::: Data block :::

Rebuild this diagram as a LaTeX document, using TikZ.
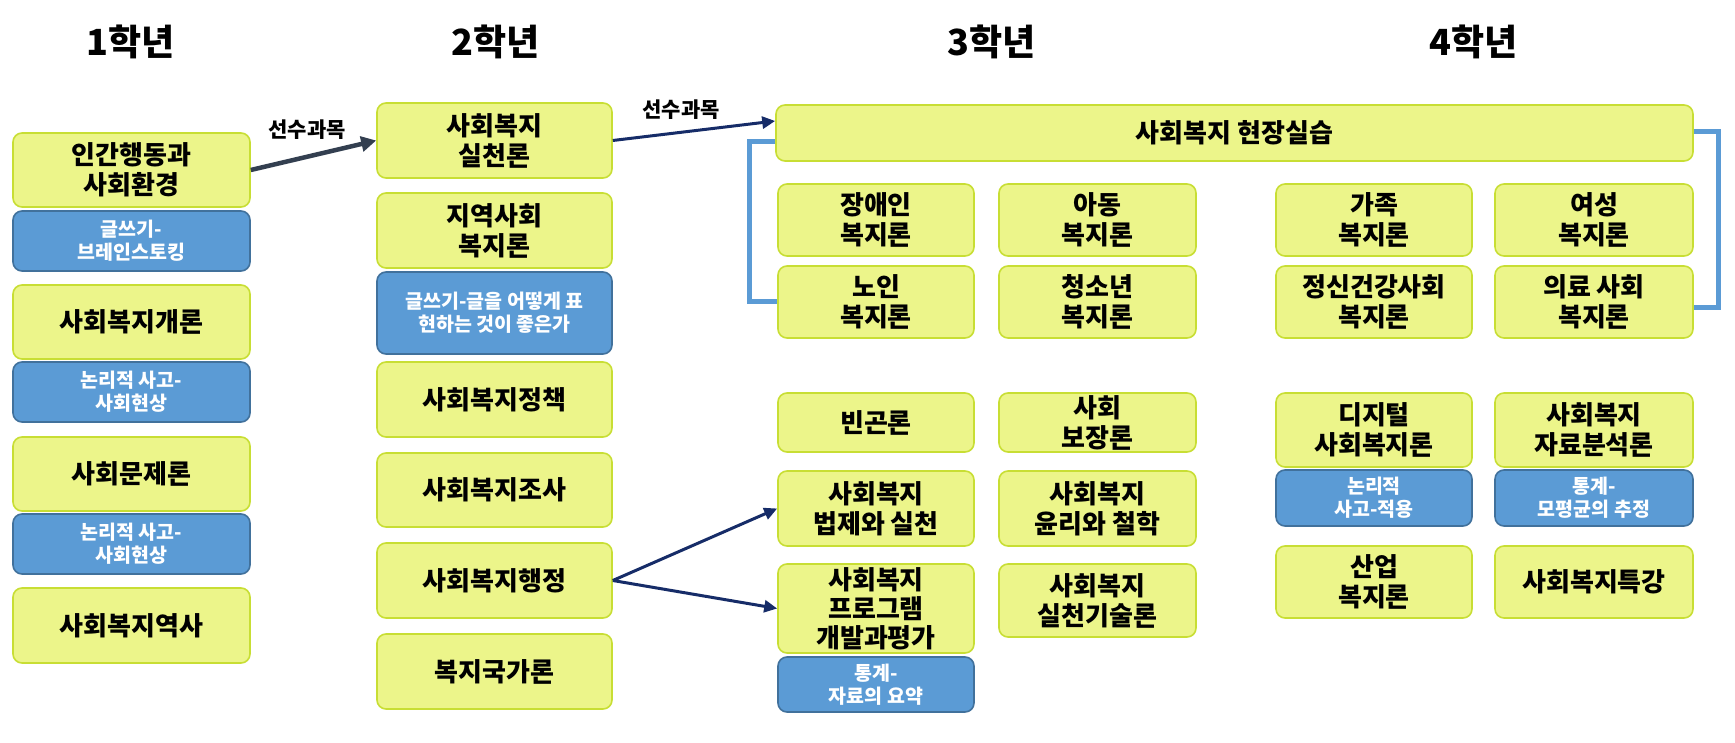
\documentclass[tikz,border=0pt]{standalone}
\usepackage{fontspec}
\setmainfont{Noto Sans CJK KR}[BoldFont={Noto Sans CJK KR Black}]
\usetikzlibrary{arrows.meta}
\definecolor{yfl}{RGB}{236,245,138}
\definecolor{ybd}{RGB}{200,222,52}
\definecolor{bfl}{RGB}{91,155,213}
\definecolor{bbd}{RGB}{65,113,156}
\definecolor{arA}{RGB}{51,63,80}
\definecolor{arB}{RGB}{22,44,104}
\definecolor{brc}{RGB}{91,155,213}
\tikzset{
  yb/.style={draw=ybd, fill=yfl, line width=1.6pt, rounded corners=9pt, align=center, inner sep=0pt,
    font=\bfseries\fontsize{26}{30}\selectfont, text=black},
  bb/.style={draw=bbd, fill=bfl, line width=1.6pt, rounded corners=9pt, align=center, inner sep=0pt,
    font=\bfseries\fontsize{19.5}{23}\selectfont, text=white},
  hd/.style={font=\bfseries\fontsize{36}{42}\selectfont},
  lab/.style={font=\bfseries\fontsize{21}{24}\selectfont},
  sz/.style 2 args={minimum width=#1pt, minimum height=#2pt},
  arrA/.style={draw=arA, line width=4.5pt, -{Triangle[length=15pt,width=15pt]}},
  arrB/.style={draw=arB, line width=3pt, -{Triangle[length=13pt,width=12pt]}},
  brk/.style={draw=brc, line width=5pt}
}
\begin{document}
\begin{tikzpicture}[x=1pt,y=-1pt]
\path[use as bounding box] (0,0) rectangle (1735,743);
% headers
\node[hd] (h1) at (130.5,42) {1학년};
\node[hd] (h2) at (496,42) {2학년};
\node[hd] (h3) at (992,42) {3학년};
\node[hd] (h4) at (1474,42) {4학년};
% column 1
\node[yb, sz={237}{74}] (n11) at (131.5,170) {인간행동과\\사회환경};
\node[bb, sz={237}{60}] (b11) at (131.5,241) {글쓰기-\\브레인스토킹};
\node[yb, sz={237}{74}] (n12) at (131.5,322) {사회복지개론};
\node[bb, sz={237}{60}] (b12) at (131.5,392) {논리적 사고-\\사회현상};
\node[yb, sz={237}{74}] (n13) at (131.5,474) {사회문제론};
\node[bb, sz={237}{60}] (b13) at (131.5,544) {논리적 사고-\\사회현상};
\node[yb, sz={237}{75}] (n14) at (131.5,625.5) {사회복지역사};
% column 2
\node[yb, sz={235}{75}] (n21) at (494.5,140.5) {사회복지\\실천론};
\node[yb, sz={235}{75}] (n22) at (494.5,230.5) {지역사회\\복지론};
\node[bb, sz={235}{82}] (b21) at (494.5,313) {글쓰기-글을 어떻게 표\\현하는 것이 좋은가};
\node[yb, sz={235}{75}] (n23) at (494.5,399.5) {사회복지정책};
\node[yb, sz={235}{74}] (n24) at (494.5,490) {사회복지조사};
\node[yb, sz={235}{75}] (n25) at (494.5,580.5) {사회복지행정};
\node[yb, sz={235}{75}] (n26) at (494.5,671.5) {복지국가론};
% top practicum
\node[yb, sz={917}{56}] (n30) at (1234.5,133) {사회복지 현장실습};
% column 3
\node[yb, sz={196}{72}] (n31) at (876,220) {장애인\\복지론};
\node[yb, sz={196}{72}] (n32) at (876,302) {노인\\복지론};
\node[yb, sz={197}{72}] (n33) at (1097.5,220) {아동\\복지론};
\node[yb, sz={197}{72}] (n34) at (1097.5,302) {청소년\\복지론};
\node[yb, sz={196}{59}] (n35) at (876,422.5) {빈곤론};
\node[yb, sz={196}{75}] (n36) at (876,508.5) {사회복지\\법제와 실천};
\node[yb, sz={196}{89}, font=\bfseries\fontsize{26}{29}\selectfont] (n37) at (876,608.5) {사회복지\\프로그램\\개발과평가};
\node[bb, sz={196}{55}] (b31) at (876,684.5) {통계-\\자료의 요약};
\node[yb, sz={197}{59}] (n38) at (1097.5,422.5) {사회\\보장론};
\node[yb, sz={197}{75}] (n39) at (1097.5,508.5) {사회복지\\윤리와 철학};
\node[yb, sz={197}{73}] (n3a) at (1097.5,600.5) {사회복지\\실천기술론};
% column 4
\node[yb, sz={196}{72}] (n41) at (1374,220) {가족\\복지론};
\node[yb, sz={196}{72}] (n42) at (1374,302) {정신건강사회\\복지론};
\node[yb, sz={198}{72}] (n43) at (1594,220) {여성\\복지론};
\node[yb, sz={198}{72}] (n44) at (1594,302) {의료 사회\\복지론};
\node[yb, sz={196}{74}] (n45) at (1374,430) {디지털\\사회복지론};
\node[bb, sz={196}{56}] (b41) at (1374,498) {논리적\\사고-적용};
\node[yb, sz={196}{72}] (n46) at (1374,582) {산업\\복지론};
\node[yb, sz={198}{74}] (n47) at (1594,430) {사회복지\\자료분석론};
\node[bb, sz={198}{56}] (b42) at (1594,498) {통계-\\모평균의 추정};
\node[yb, sz={198}{72}] (n48) at (1594,582) {사회복지특강};
% brackets
\draw[brk] ([yshift=-9pt]n30.west) -- ++(-26,0) |- (n32.west);
\draw[brk] ([yshift=1pt]n30.east) -- ++(25,0) |- ([yshift=-6pt]n44.east);
% arrows
\draw[arrA] (n11.east) -- (n21.west) node[lab, pos=0.45, above=12pt] (l1) {선수과목};
\draw[arrB] (n21.east) -- ([yshift=12pt]n30.west) node[lab, pos=0.42, above=8pt] (l2) {선수과목};
\draw[arrB] (n25.east) -- (n36.west);
\draw[arrB] (n25.east) -- (n37.west);
\end{tikzpicture}
\end{document}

:::

#### Given instruction
Copy the material above in full and exactly, skipping pictures.

#### Response
Rebuild this diagram as a LaTeX document, using TikZ.
\documentclass[tikz,border=0pt]{standalone}
\usepackage{fontspec}
\setmainfont{Noto Sans CJK KR}[BoldFont={Noto Sans CJK KR Black}]
\usetikzlibrary{arrows.meta}
\definecolor{yfl}{RGB}{236,245,138}
\definecolor{ybd}{RGB}{200,222,52}
\definecolor{bfl}{RGB}{91,155,213}
\definecolor{bbd}{RGB}{65,113,156}
\definecolor{arA}{RGB}{51,63,80}
\definecolor{arB}{RGB}{22,44,104}
\definecolor{brc}{RGB}{91,155,213}
\tikzset{
  yb/.style={draw=ybd, fill=yfl, line width=1.6pt, rounded corners=9pt, align=center, inner sep=0pt,
    font=\bfseries\fontsize{26}{30}\selectfont, text=black},
  bb/.style={draw=bbd, fill=bfl, line width=1.6pt, rounded corners=9pt, align=center, inner sep=0pt,
    font=\bfseries\fontsize{19.5}{23}\selectfont, text=white},
  hd/.style={font=\bfseries\fontsize{36}{42}\selectfont},
  lab/.style={font=\bfseries\fontsize{21}{24}\selectfont},
  sz/.style 2 args={minimum width=#1pt, minimum height=#2pt},
  arrA/.style={draw=arA, line width=4.5pt, -{Triangle[length=15pt,width=15pt]}},
  arrB/.style={draw=arB, line width=3pt, -{Triangle[length=13pt,width=12pt]}},
  brk/.style={draw=brc, line width=5pt}
}
\begin{document}
\begin{tikzpicture}[x=1pt,y=-1pt]
\path[use as bounding box] (0,0) rectangle (1735,743);
% headers
\node[hd] (h1) at (130.5,42) {1학년};
\node[hd] (h2) at (496,42) {2학년};
\node[hd] (h3) at (992,42) {3학년};
\node[hd] (h4) at (1474,42) {4학년};
% column 1
\node[yb, sz={237}{74}] (n11) at (131.5,170) {인간행동과\\사회환경};
\node[bb, sz={237}{60}] (b11) at (131.5,241) {글쓰기-\\브레인스토킹};
\node[yb, sz={237}{74}] (n12) at (131.5,322) {사회복지개론};
\node[bb, sz={237}{60}] (b12) at (131.5,392) {논리적 사고-\\사회현상};
\node[yb, sz={237}{74}] (n13) at (131.5,474) {사회문제론};
\node[bb, sz={237}{60}] (b13) at (131.5,544) {논리적 사고-\\사회현상};
\node[yb, sz={237}{75}] (n14) at (131.5,625.5) {사회복지역사};
% column 2
\node[yb, sz={235}{75}] (n21) at (494.5,140.5) {사회복지\\실천론};
\node[yb, sz={235}{75}] (n22) at (494.5,230.5) {지역사회\\복지론};
\node[bb, sz={235}{82}] (b21) at (494.5,313) {글쓰기-글을 어떻게 표\\현하는 것이 좋은가};
\node[yb, sz={235}{75}] (n23) at (494.5,399.5) {사회복지정책};
\node[yb, sz={235}{74}] (n24) at (494.5,490) {사회복지조사};
\node[yb, sz={235}{75}] (n25) at (494.5,580.5) {사회복지행정};
\node[yb, sz={235}{75}] (n26) at (494.5,671.5) {복지국가론};
% top practicum
\node[yb, sz={917}{56}] (n30) at (1234.5,133) {사회복지 현장실습};
% column 3
\node[yb, sz={196}{72}] (n31) at (876,220) {장애인\\복지론};
\node[yb, sz={196}{72}] (n32) at (876,302) {노인\\복지론};
\node[yb, sz={197}{72}] (n33) at (1097.5,220) {아동\\복지론};
\node[yb, sz={197}{72}] (n34) at (1097.5,302) {청소년\\복지론};
\node[yb, sz={196}{59}] (n35) at (876,422.5) {빈곤론};
\node[yb, sz={196}{75}] (n36) at (876,508.5) {사회복지\\법제와 실천};
\node[yb, sz={196}{89}, font=\bfseries\fontsize{26}{29}\selectfont] (n37) at (876,608.5) {사회복지\\프로그램\\개발과평가};
\node[bb, sz={196}{55}] (b31) at (876,684.5) {통계-\\자료의 요약};
\node[yb, sz={197}{59}] (n38) at (1097.5,422.5) {사회\\보장론};
\node[yb, sz={197}{75}] (n39) at (1097.5,508.5) {사회복지\\윤리와 철학};
\node[yb, sz={197}{73}] (n3a) at (1097.5,600.5) {사회복지\\실천기술론};
% column 4
\node[yb, sz={196}{72}] (n41) at (1374,220) {가족\\복지론};
\node[yb, sz={196}{72}] (n42) at (1374,302) {정신건강사회\\복지론};
\node[yb, sz={198}{72}] (n43) at (1594,220) {여성\\복지론};
\node[yb, sz={198}{72}] (n44) at (1594,302) {의료 사회\\복지론};
\node[yb, sz={196}{74}] (n45) at (1374,430) {디지털\\사회복지론};
\node[bb, sz={196}{56}] (b41) at (1374,498) {논리적\\사고-적용};
\node[yb, sz={196}{72}] (n46) at (1374,582) {산업\\복지론};
\node[yb, sz={198}{74}] (n47) at (1594,430) {사회복지\\자료분석론};
\node[bb, sz={198}{56}] (b42) at (1594,498) {통계-\\모평균의 추정};
\node[yb, sz={198}{72}] (n48) at (1594,582) {사회복지특강};
% brackets
\draw[brk] ([yshift=-9pt]n30.west) -- ++(-26,0) |- (n32.west);
\draw[brk] ([yshift=1pt]n30.east) -- ++(25,0) |- ([yshift=-6pt]n44.east);
% arrows
\draw[arrA] (n11.east) -- (n21.west) node[lab, pos=0.45, above=12pt] (l1) {선수과목};
\draw[arrB] (n21.east) -- ([yshift=12pt]n30.west) node[lab, pos=0.42, above=8pt] (l2) {선수과목};
\draw[arrB] (n25.east) -- (n36.west);
\draw[arrB] (n25.east) -- (n37.west);
\end{tikzpicture}
\end{document}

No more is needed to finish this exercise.